**Given task:** Retype nothing but the lines from the start of the material up to and including the line with "years = ['R2021', 'R2022', 'R2023', 'R2024', 'R2025']". Pictures don't belong in the copy.

>>>>>

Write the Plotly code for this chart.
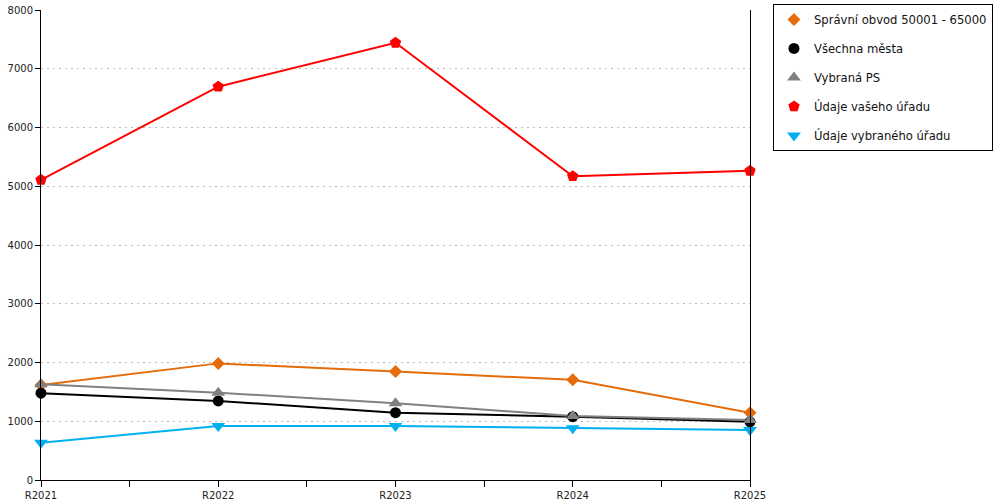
import plotly.graph_objects as go

years = ['R2021', 'R2022', 'R2023', 'R2024', 'R2025']

obvod = [1615, 1985, 1845, 1705, 1145]
vsechna_mesta = [1478, 1345, 1146, 1078, 990]
vybrana_ps = [1630, 1487, 1306, 1090, 1020]
vas_urad = [5110, 6695, 7442, 5170, 5262]
vybrany_urad = [635, 920, 920, 880, 850]

series = [
    ('Správní obvod 50001 - 65000', obvod, '#E46C0A', 'diamond', 10),
    ('Všechna města', vsechna_mesta, '#000000', 'circle', 11),
    ('Vybraná PS', vybrana_ps, '#808080', 'triangle-up', 12),
    ('Údaje vašeho úřadu', vas_urad, '#FF0000', 'pentagon', 12),
    ('Údaje vybraného úřadu', vybrany_urad, '#00B0F0', 'triangle-down', 12),
]

x = list(range(len(years)))

fig = go.Figure()

# lines without legend, markers carry the legend entry
for name, vals, color, symbol, size in series:
    fig.add_trace(go.Scatter(
        x=x, y=vals, mode='lines', line=dict(color=color, width=2),
        showlegend=False, hoverinfo='skip', cliponaxis=False))

for name, vals, color, symbol, size in series:
    fig.add_trace(go.Scatter(
        x=x, y=vals, mode='markers', name=name, legendgroup=name,
        marker=dict(color=color, symbol=symbol, size=size, line=dict(width=0)),
        cliponaxis=False))

fig.update_layout(
    width=1000, height=500,
    margin=dict(l=41, r=250, t=10, b=20, autoexpand=False),
    plot_bgcolor='white', paper_bgcolor='white',
    font=dict(family='DejaVu Sans', size=10, color='#222'),
    legend=dict(
        x=1.0324, y=1.013, xanchor='left', yanchor='top',
        bordercolor='black', borderwidth=1, bgcolor='white',
        font=dict(size=11.6, color='#111'),
        tracegroupgap=10, itemwidth=30,
    ),
)

fig.update_xaxes(
    range=[0, 4], tickvals=x, ticktext=years,
    showline=True, linecolor='black', linewidth=1,
    ticks='outside', ticklen=6, tickcolor='black',
    minor=dict(dtick=0.5, tick0=0, ticks='outside', ticklen=6, tickcolor='black'),
    showgrid=False, zeroline=False,
)

fig.update_yaxes(
    range=[0, 8000], dtick=1000,
    showline=True, linecolor='black', linewidth=1, mirror=True,
    ticks='outside', ticklen=5, tickcolor='black',
    showgrid=True, gridcolor='#BBBBBB', griddash='2px,4px', gridwidth=1,
    zeroline=False, ticklabeloverflow='allow',
)

# drop the default 8px body margin so the figure fills the window exactly
fig.write_html("out.html", config={'displayModeBar': False},
               post_script="document.body.style.margin='0';")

<<<<<

**Exercise output:**
Write the Plotly code for this chart.
import plotly.graph_objects as go

years = ['R2021', 'R2022', 'R2023', 'R2024', 'R2025']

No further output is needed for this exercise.